What is the "variance component parameter" in mixed effect model? On page 12 of Bates' book on mixed effect model, he describes the model as follows:

Near the end of the screenshot, he mentions the 

relative covariance factor $\Lambda_{\theta}$, depending on the variance-component parameter, $\theta$

without explaining what exactly is the relationship. Say we are given $\theta$, how would we derive $\Lambda_{\theta}$ from it?
On a related note, this is one of many instance in which I find Bates' exposition to be a bit lacking in details. Is there a better text that actually goes through the optimization process of parameter estimation and the proof for the distribution of test statistic?
 A: The variance-component parameter vector $\theta$ is estimated iteratively to minimise the model deviance $\widetilde{d}$ according to eq. 1.10 (p. 14).
The relative covariance factor, $\Lambda_\theta$, is a $q \times q$ matrix (dimensions are explained in the excerpt you posted). For a model with a simple scalar random-effects term, (p. 15, Fig. 1.3) it is calculated as a multiple of $\theta$ and identity matrix of dimensions $q \times q$:
$$\Lambda_\theta = \theta \times {I_q}$$

This is the general way to calculate $\Lambda_\theta$, and it is modified according to the number of random-effects and their covariance structure. For a model with two uncorrelated random-effects terms in a crossed design, as on pp. 32-34, it is block diagonal with two blocks each of which is a multiple of $\theta$ and identity (p. 34, Fig. 2.4): 

Same with two nested random-effects terms (p. 43, Fig. 2.10, not shown here). 
For a longitudinal (repeated-measures) model with a random intercept and a random slope which are allowed to correlate $\Lambda_\theta$ consists of triangular blocks representing both random-effects and their correlation (p. 62, Fig. 3.2):

Modelling the same dataset with two uncorrelated random-effects terms (p. 65, Fig. 3.3) returns $\Lambda_\theta$ of the same structure as shown previously, in Fig. 2.4:


Additional notes:
$\theta_i = \frac{\sigma_i}{\sigma}$
Where $\sigma_i$ refers to the square root of the i-th random-effect variance, and $\sigma$ refers to the square root of the residual variance (compare with pp. 32-34).
The book version from June 25, 2010 refers to a version of lme4 which has been modified.

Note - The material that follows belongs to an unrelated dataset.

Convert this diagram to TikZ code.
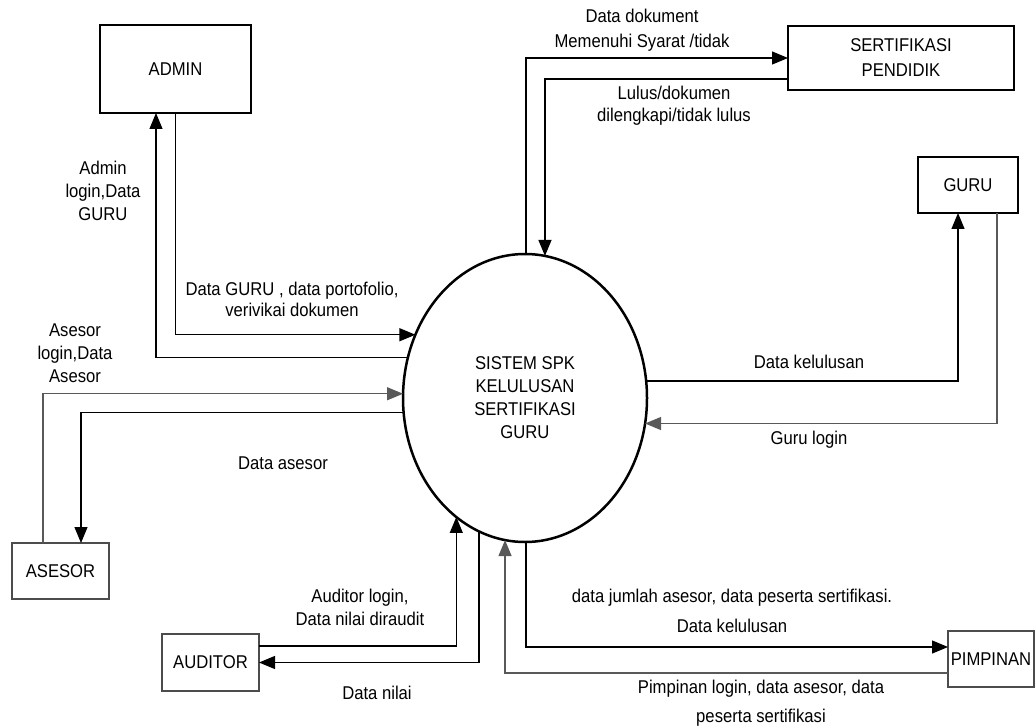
\documentclass[tikz,border=0pt]{standalone}
\usepackage{fontspec}
\setmainfont[FakeStretch=0.9]{Liberation Sans}
\usetikzlibrary{shapes.geometric,arrows.meta}
\begin{document}
\begin{tikzpicture}[x=1pt,y=-1pt,
  every node/.style={font=\fontsize{18.5}{23}\selectfont, align=center, inner sep=0pt, outer sep=0pt},
  thickbox/.style={draw, line width=2.8pt},
  thinbox/.style={draw=black!70, line width=1.3pt},
  proc/.style={draw, ellipse, line width=2.5pt, minimum width=244pt, minimum height=288pt},
  lbl/.style={},
  arr/.style={line width=1.2pt, -{Triangle[length=16pt,width=13pt]}},
  garr/.style={arr, draw=black!65}
]
\useasboundingbox (0,0) rectangle (1035,727);

% entities
\node[thickbox, minimum width=151pt, minimum height=88pt] (admin) at (175.5,69) {ADMIN};
\node[thickbox, minimum width=226pt, minimum height=64pt, font=\fontsize{18.5}{25}\selectfont] (sert) at (901,58) {SERTIFIKASI\\PENDIDIK};
\node[thickbox, minimum width=100pt, minimum height=56pt] (guru) at (968,185) {GURU};
\node[thinbox, minimum width=97pt, minimum height=56pt] (asesor) at (60.5,571) {ASESOR};
\node[thinbox, minimum width=97pt, minimum height=57pt] (auditor) at (210.5,662.5) {AUDITOR};
\node[thinbox, minimum width=86pt, minimum height=56pt] (pimp) at (991,659) {PIMPINAN};

% process
\node[proc] (sys) at (525,398) {SISTEM SPK\\KELULUSAN\\SERTIFIKASI\\GURU};

% connectors
\draw[arr] (admin.south) |- (sys.150.6);
\draw[arr] (sys.161.15) -| ([xshift=-19.5pt]admin.south);
\draw[garr] ([xshift=-17.5pt]asesor.north) |- (sys.178.1);
\draw[arr] (sys.187.05) -| ([xshift=20.5pt]asesor.north);
\draw[arr] ([xshift=1pt]sys.north) |- (sert.west);
\draw[arr] ([yshift=-21pt]sert.west) -| (sys.82);
\draw[arr] (sys.8) -| ([xshift=-10pt]guru.south);
\draw[garr] ([xshift=29pt]guru.south) |- (sys.348.2);
\draw[arr] ([yshift=16.5pt]auditor.east) -| (sys.240.4);
\draw[arr] (sys.251) |- (auditor.east);
\draw[arr] ([xshift=1pt]sys.south) |- ([yshift=12pt]pimp.west);
\draw[garr] ([yshift=-14pt]pimp.west) -| (sys.262.4);

% labels
\node[lbl, font=\fontsize{18.5}{25}\selectfont] (l1) at (642,30.5) {Data dokument\\Memenuhi Syarat /tidak};
\node[lbl, font=\fontsize{18.5}{22}\selectfont] (l2) at (674,106) {Lulus/dokumen\\dilengkapi/tidak lulus};
\node[lbl] (l3) at (103,190.5) {Admin\\login,Data\\GURU};
\node[lbl, font=\fontsize{18.5}{21}\selectfont] (l4) at (292,299.5) {Data GURU , data portofolio,\\verivikai dokumen};
\node[lbl] (l5) at (75,353) {Asesor\\login,Data\\Asesor};
\node[lbl] (l6) at (283,463) {Data asesor};
\node[lbl] (l7) at (809,362) {Data kelulusan};
\node[lbl] (l8) at (809,440) {Guru login};
\node[lbl] (l9) at (360,607.5) {Auditor login,\\Data nilai diraudit};
\node[lbl] (l10) at (377,693) {Data nilai};
\node[lbl, font=\fontsize{18.5}{30}\selectfont] (l11) at (732,610.5) {data jumlah asesor, data peserta sertifikasi.\\Data kelulusan};
\node[lbl, font=\fontsize{18.5}{29}\selectfont] (l12) at (761,703.5) {Pimpinan login, data asesor, data\\peserta sertifikasi};
\end{tikzpicture}
\end{document}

One of the consequences is that in the current version 1.1.-10. the random-effects model object-class merMod has a different structure and $\Lambda_\theta$ is accessed in a different way, using the method getME:
image(getME(fm01ML, "Lambda"))

A: It's hierarchical reasoning.  There are a bunch of parameters in your linear model, the components of b.  In a pure fixed effects model you would just get estimates of these and that would be that.  Instead, you imagine that the values in b themselves are drawn from a multivariate normal distribution with a covariance matrix that is parameterized by theta.  Here is a simple example.  Suppose we look at animal counts at five different time periods at 10 different locations.  We would get a linear model (I'm using R talk here) that would look like count ~ time + factor(location), so that you would have (in this case) a common slope for all of the regression (one at each location) but a different intercept at each location.  We could just punt and call it a fixed effect model and estimate all of the intercepts.  However, we want might not care about the particular locations if they were 10 locations selected from a large number of possible locations.  So we put a covariance model on the intercepts.  For instance, we declare the intercepts to be multivariate normal and independent with common variance sigma2.  Then sigma2 is the "theta" parameter, because it characterizes the population of intercepts at each location (which are thus random effects).